=== THE EXERCISE ===
Where a line contains the string "with", copy that line.

=== DATA LINES ===
★ ★ ★ ★ ★ ★ ★
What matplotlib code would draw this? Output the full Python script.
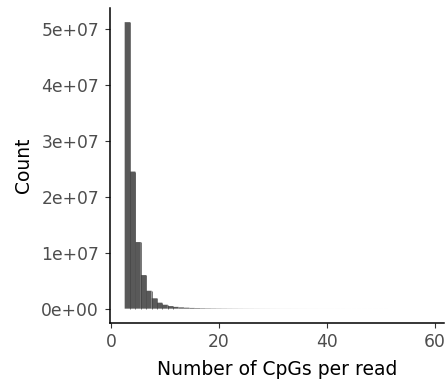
★ ★ ★ ★ ★ ★ ★
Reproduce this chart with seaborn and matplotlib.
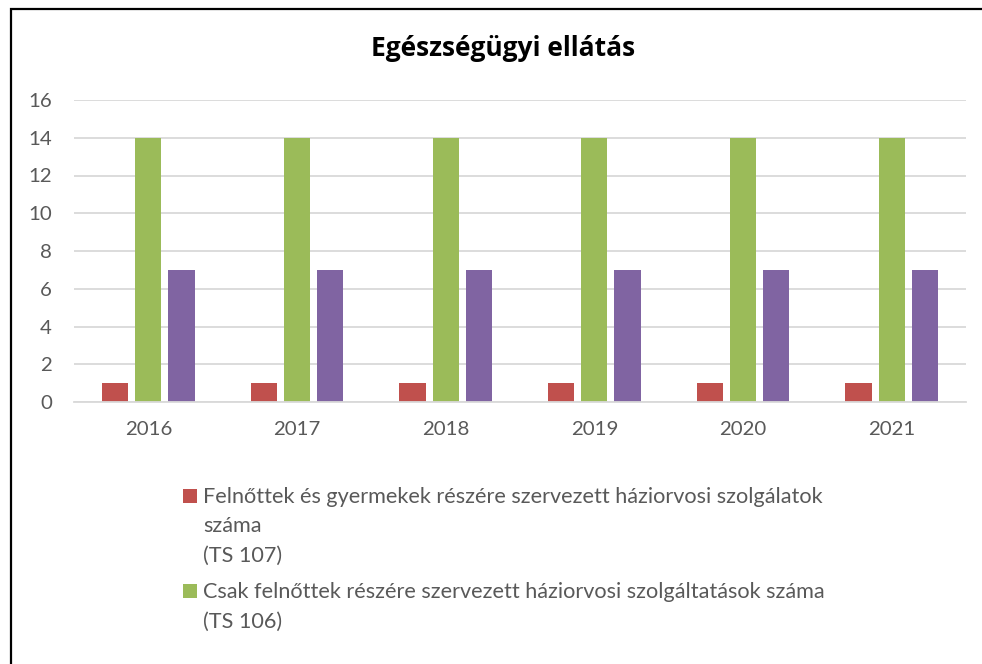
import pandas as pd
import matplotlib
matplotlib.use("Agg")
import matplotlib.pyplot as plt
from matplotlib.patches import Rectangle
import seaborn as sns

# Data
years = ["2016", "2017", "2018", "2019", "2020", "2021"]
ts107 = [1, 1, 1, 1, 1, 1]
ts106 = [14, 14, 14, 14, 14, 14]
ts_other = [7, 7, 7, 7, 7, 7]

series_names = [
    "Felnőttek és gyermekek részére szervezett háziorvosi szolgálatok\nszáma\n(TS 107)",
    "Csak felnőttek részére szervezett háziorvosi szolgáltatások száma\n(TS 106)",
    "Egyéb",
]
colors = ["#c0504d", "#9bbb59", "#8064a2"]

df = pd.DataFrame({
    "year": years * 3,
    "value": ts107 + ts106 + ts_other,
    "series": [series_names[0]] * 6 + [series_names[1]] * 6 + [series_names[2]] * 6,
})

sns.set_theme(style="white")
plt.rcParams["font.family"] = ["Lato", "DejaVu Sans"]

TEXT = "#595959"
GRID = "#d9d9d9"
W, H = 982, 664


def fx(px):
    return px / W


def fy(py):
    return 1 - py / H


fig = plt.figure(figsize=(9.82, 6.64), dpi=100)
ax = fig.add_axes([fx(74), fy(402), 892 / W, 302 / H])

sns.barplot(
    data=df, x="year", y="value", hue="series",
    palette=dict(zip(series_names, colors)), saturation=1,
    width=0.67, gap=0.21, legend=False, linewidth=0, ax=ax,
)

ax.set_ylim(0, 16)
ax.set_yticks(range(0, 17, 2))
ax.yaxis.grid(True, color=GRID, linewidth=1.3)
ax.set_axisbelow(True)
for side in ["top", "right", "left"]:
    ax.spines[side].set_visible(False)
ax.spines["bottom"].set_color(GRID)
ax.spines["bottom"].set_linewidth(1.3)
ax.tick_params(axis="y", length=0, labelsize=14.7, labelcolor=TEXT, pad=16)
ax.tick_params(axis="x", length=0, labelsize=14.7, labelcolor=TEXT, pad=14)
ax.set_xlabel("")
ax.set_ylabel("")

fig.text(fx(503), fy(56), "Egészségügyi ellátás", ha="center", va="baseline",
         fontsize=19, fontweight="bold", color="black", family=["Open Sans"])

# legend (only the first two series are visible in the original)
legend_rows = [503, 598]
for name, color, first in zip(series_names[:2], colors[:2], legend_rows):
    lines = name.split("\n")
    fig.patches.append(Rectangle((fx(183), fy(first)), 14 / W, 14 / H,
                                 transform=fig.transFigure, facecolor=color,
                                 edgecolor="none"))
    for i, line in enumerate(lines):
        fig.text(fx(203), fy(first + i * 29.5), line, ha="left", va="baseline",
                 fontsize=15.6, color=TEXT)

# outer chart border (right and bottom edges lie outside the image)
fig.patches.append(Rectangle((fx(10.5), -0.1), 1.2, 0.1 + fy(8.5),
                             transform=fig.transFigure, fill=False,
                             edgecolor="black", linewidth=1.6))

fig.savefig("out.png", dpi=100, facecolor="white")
★ ★ ★ ★ ★ ★ ★
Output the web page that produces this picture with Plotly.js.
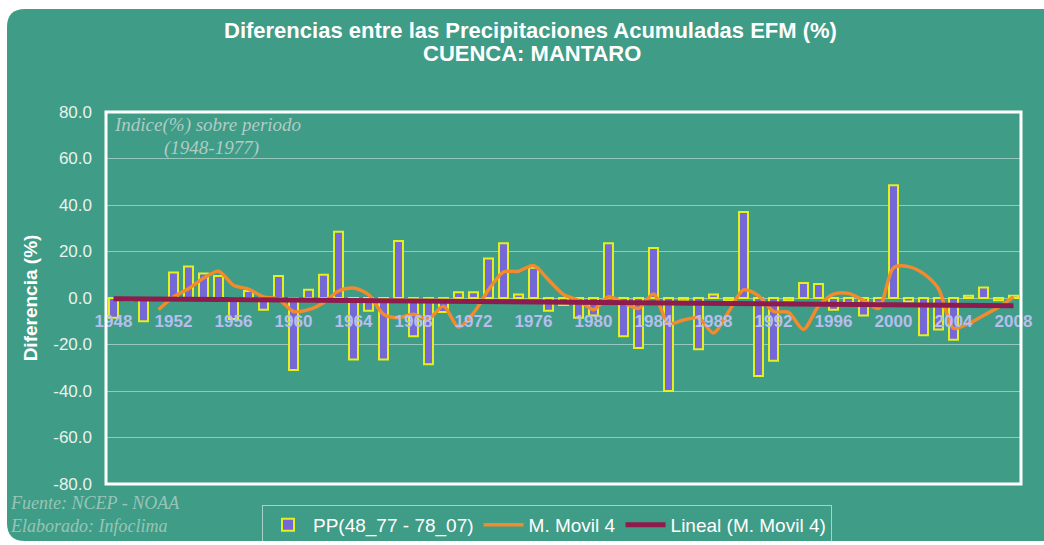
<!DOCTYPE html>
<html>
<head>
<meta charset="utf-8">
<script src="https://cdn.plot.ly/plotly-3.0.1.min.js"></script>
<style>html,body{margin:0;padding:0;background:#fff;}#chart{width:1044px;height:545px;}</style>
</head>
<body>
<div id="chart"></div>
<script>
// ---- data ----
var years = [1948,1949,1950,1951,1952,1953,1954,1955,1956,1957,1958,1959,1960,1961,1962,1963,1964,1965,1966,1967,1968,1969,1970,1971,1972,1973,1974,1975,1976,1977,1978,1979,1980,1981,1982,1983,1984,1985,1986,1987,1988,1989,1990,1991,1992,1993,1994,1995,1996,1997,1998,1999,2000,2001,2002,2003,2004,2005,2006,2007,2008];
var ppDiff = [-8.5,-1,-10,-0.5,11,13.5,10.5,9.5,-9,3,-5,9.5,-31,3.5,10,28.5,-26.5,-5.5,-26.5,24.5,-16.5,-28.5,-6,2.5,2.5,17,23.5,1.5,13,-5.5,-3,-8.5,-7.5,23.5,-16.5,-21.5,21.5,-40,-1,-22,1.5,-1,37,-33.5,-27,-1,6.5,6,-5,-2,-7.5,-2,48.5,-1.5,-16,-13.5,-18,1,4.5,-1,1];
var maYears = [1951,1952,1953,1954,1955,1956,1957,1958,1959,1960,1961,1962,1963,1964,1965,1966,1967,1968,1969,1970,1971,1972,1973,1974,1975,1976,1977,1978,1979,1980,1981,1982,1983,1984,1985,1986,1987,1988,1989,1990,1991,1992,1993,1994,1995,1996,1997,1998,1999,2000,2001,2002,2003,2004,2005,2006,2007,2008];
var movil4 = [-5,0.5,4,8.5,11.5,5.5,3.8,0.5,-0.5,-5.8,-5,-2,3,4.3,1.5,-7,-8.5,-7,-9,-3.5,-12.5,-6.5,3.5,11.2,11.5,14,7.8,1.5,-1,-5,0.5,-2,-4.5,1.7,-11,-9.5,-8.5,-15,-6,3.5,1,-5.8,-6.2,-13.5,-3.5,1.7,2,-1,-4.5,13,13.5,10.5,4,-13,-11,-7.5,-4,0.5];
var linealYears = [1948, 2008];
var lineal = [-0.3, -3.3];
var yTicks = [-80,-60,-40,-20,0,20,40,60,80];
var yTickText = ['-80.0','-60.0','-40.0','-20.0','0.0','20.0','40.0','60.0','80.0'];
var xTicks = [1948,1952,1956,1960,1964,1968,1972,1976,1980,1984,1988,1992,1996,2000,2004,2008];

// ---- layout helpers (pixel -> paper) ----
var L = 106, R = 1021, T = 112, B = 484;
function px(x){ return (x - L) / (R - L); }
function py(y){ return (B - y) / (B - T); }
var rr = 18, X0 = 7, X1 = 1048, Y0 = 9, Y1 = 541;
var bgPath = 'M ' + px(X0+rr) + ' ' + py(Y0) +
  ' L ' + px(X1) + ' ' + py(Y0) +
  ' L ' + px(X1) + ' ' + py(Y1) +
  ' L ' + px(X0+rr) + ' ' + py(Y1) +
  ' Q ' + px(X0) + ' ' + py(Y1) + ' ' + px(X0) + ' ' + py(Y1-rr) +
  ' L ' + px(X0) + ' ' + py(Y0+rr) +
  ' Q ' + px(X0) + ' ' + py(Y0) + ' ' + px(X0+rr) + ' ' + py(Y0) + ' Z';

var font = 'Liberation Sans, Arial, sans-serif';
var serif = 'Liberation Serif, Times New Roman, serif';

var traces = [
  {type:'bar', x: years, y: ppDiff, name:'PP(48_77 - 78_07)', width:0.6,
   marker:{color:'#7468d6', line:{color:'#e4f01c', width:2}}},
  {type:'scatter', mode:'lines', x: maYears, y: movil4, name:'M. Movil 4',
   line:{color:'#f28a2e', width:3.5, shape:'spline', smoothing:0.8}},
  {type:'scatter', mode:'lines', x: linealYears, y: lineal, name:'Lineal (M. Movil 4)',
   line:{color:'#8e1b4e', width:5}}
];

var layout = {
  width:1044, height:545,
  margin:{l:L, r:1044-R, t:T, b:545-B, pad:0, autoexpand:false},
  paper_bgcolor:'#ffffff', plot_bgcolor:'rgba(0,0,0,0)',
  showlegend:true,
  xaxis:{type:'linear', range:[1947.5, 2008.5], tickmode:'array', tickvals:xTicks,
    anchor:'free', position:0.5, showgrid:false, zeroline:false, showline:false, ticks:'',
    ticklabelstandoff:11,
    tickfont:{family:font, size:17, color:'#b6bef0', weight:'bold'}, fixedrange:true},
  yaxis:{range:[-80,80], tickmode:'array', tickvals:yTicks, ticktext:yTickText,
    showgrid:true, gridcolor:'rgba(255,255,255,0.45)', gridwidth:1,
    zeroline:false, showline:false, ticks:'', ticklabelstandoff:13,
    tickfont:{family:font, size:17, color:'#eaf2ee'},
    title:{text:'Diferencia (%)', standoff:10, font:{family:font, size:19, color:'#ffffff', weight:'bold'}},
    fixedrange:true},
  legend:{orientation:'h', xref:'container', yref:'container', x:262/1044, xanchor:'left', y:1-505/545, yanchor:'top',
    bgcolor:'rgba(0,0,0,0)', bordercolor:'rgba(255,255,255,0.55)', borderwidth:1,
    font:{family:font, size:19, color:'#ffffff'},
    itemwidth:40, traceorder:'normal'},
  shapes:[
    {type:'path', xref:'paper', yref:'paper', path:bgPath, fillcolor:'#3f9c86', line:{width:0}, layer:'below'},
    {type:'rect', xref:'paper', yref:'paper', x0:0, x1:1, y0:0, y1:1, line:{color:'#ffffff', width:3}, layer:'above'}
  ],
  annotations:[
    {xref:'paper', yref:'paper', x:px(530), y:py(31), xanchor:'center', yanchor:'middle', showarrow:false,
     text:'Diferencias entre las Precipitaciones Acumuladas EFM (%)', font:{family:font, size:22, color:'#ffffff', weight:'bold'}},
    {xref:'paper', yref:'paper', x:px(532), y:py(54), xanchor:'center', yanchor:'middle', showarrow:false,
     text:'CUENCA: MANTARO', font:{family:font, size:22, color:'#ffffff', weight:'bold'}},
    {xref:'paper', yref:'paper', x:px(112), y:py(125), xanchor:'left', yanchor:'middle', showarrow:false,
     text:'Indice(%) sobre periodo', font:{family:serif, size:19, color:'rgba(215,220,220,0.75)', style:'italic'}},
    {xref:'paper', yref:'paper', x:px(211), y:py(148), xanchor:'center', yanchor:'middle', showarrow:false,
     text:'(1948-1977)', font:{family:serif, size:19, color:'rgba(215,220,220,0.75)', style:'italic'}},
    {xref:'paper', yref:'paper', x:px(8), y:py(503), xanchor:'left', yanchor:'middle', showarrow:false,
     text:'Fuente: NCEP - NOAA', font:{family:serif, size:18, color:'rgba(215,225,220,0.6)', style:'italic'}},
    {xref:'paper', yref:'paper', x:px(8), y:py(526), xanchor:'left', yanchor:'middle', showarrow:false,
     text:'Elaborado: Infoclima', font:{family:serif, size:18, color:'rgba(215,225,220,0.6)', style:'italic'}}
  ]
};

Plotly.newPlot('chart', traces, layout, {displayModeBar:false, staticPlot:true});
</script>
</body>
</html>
★ ★ ★ ★ ★ ★ ★
=== WORKED SOLUTION ===
Reproduce this chart with seaborn and matplotlib.
Output the web page that produces this picture with Plotly.js.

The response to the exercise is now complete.